-- Input rows --
• • • • • • •

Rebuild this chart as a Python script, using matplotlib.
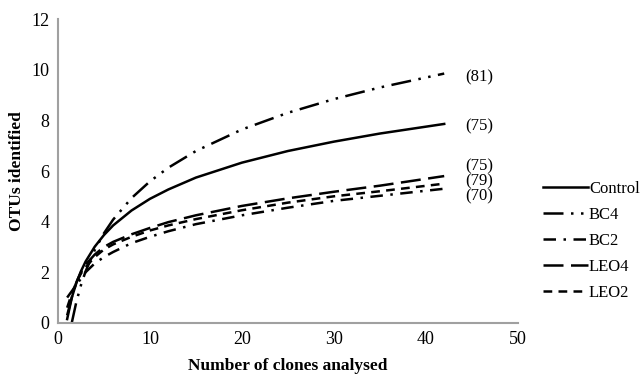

• • • • • • •

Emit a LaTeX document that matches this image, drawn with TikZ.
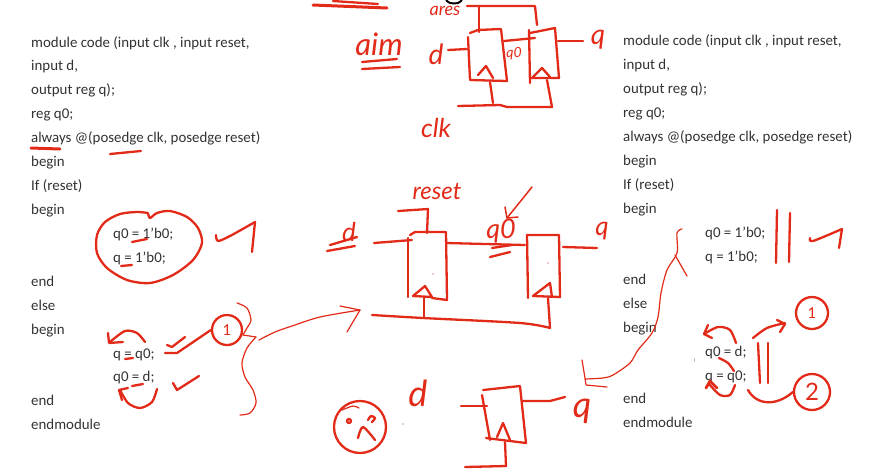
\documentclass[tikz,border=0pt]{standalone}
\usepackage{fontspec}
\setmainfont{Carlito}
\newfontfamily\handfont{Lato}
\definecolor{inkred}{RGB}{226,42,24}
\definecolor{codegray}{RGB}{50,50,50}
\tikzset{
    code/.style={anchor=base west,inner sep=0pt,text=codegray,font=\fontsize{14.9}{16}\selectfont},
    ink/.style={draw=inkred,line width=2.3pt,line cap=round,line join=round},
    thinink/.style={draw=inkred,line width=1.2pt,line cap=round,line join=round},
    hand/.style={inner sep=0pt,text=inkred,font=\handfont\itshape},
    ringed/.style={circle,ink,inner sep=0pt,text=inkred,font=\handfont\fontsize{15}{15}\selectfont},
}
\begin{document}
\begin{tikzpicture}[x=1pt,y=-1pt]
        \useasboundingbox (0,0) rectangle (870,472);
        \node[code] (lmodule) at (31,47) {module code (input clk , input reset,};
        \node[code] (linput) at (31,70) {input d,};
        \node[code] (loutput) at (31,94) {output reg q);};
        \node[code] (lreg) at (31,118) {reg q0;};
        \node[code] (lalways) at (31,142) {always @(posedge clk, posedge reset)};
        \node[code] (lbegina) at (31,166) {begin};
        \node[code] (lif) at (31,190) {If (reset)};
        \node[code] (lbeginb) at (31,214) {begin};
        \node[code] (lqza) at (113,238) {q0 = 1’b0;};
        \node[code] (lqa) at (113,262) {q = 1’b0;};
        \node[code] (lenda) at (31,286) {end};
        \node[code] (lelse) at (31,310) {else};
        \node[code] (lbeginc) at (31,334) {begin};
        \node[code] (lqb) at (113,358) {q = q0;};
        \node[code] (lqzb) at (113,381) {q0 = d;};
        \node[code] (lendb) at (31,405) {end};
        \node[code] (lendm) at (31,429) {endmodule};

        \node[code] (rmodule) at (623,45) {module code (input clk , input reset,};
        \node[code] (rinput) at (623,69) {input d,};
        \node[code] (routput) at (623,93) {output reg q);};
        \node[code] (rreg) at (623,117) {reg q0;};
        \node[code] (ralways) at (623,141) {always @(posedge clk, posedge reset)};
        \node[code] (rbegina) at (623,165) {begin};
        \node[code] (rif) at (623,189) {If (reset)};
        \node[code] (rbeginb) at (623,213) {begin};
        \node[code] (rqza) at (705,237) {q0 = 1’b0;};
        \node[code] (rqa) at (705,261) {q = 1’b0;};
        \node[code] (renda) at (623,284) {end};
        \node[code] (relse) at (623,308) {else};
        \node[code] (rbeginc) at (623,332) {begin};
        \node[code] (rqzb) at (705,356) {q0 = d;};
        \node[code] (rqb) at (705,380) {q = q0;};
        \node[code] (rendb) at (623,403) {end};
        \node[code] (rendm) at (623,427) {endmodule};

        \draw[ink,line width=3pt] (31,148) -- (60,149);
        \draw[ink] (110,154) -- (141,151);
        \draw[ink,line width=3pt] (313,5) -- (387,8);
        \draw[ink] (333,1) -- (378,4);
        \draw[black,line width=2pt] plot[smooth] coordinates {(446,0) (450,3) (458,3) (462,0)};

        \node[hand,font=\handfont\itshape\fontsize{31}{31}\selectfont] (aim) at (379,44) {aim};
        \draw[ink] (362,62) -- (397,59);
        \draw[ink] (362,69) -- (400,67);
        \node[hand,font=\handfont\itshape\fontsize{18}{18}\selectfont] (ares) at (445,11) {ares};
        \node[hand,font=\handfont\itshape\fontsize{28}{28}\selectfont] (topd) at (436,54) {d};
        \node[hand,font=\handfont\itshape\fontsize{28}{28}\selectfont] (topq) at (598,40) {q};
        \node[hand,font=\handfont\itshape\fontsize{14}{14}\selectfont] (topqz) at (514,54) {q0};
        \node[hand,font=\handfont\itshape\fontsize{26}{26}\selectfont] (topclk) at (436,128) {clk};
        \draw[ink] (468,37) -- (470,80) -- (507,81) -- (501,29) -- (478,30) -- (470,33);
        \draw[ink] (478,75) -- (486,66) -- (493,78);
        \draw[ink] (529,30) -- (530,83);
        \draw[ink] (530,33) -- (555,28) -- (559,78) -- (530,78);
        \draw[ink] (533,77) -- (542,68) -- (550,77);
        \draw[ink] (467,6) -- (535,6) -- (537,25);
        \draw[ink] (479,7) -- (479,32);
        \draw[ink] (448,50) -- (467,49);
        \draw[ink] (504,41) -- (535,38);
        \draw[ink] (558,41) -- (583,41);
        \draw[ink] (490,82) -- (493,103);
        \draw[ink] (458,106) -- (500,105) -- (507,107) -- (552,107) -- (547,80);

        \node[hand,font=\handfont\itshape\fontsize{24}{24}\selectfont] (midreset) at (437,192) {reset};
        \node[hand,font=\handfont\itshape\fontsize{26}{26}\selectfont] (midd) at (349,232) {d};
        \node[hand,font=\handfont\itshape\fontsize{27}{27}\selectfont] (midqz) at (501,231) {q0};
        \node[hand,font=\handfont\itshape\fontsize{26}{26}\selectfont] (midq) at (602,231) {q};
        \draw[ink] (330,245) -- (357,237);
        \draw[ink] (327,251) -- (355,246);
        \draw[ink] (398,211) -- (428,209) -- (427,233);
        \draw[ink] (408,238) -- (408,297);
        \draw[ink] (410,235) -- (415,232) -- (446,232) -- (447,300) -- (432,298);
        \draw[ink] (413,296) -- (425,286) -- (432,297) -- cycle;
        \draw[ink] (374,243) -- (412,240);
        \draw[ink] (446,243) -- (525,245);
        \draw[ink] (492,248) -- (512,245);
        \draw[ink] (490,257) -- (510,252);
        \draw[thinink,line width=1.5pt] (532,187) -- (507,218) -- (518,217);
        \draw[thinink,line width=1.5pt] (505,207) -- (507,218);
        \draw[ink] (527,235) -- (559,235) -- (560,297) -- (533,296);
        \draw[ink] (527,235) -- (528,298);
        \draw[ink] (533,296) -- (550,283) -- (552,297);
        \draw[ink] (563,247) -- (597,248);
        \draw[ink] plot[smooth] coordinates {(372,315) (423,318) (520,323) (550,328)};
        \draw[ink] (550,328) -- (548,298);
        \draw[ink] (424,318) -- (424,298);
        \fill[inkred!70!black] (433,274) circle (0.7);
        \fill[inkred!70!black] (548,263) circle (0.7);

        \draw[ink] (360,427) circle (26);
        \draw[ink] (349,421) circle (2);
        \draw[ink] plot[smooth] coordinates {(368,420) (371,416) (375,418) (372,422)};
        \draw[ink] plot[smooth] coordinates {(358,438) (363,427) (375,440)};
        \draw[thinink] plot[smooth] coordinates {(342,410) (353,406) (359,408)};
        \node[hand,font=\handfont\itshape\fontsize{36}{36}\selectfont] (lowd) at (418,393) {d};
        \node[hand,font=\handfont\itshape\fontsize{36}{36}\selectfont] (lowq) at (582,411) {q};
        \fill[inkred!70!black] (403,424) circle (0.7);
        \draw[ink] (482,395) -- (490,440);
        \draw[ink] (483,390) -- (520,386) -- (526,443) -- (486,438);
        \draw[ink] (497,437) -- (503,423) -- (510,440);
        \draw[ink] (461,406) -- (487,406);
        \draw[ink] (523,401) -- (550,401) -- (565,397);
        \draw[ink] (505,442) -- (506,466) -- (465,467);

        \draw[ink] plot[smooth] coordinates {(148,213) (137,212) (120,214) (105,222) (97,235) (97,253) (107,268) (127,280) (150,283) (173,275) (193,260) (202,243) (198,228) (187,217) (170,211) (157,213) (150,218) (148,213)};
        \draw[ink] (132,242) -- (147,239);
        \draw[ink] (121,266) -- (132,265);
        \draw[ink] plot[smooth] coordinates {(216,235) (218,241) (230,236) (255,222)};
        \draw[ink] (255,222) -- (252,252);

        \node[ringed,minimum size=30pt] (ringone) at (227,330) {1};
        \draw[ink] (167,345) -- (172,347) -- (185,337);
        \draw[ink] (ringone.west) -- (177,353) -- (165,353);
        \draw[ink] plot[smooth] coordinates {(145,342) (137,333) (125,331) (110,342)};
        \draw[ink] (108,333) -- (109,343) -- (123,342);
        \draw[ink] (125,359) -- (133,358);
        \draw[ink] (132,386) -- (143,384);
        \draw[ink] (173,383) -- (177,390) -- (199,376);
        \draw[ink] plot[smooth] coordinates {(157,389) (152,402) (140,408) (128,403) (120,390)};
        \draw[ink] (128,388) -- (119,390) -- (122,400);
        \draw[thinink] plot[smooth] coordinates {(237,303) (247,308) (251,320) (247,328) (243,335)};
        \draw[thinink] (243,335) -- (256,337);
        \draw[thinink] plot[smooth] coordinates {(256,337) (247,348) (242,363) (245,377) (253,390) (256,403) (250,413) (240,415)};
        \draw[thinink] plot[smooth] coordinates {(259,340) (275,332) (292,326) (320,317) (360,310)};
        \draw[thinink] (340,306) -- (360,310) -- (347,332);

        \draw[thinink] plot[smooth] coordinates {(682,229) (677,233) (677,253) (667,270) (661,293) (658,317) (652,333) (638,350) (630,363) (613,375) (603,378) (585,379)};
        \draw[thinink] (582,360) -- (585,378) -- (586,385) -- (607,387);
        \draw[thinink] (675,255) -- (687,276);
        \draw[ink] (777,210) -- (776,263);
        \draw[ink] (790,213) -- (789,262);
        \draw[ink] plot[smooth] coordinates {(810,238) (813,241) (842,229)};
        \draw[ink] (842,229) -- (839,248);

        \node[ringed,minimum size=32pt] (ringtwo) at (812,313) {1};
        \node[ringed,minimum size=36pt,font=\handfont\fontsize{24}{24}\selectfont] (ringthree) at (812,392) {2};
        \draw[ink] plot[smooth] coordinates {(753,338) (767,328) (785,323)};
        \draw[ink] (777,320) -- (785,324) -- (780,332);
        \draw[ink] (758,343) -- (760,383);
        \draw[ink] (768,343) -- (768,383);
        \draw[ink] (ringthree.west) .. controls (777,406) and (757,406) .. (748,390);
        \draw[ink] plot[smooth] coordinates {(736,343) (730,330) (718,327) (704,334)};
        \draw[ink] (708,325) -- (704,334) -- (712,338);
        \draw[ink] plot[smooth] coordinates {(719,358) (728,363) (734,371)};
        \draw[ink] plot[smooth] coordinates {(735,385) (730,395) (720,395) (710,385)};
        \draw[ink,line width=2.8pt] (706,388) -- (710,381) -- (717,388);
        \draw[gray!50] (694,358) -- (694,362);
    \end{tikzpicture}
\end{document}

• • • • • • •

-- Task instructions --
In the records above, how many lines contain the string "this"? State that number only.

-- Exercise output --
2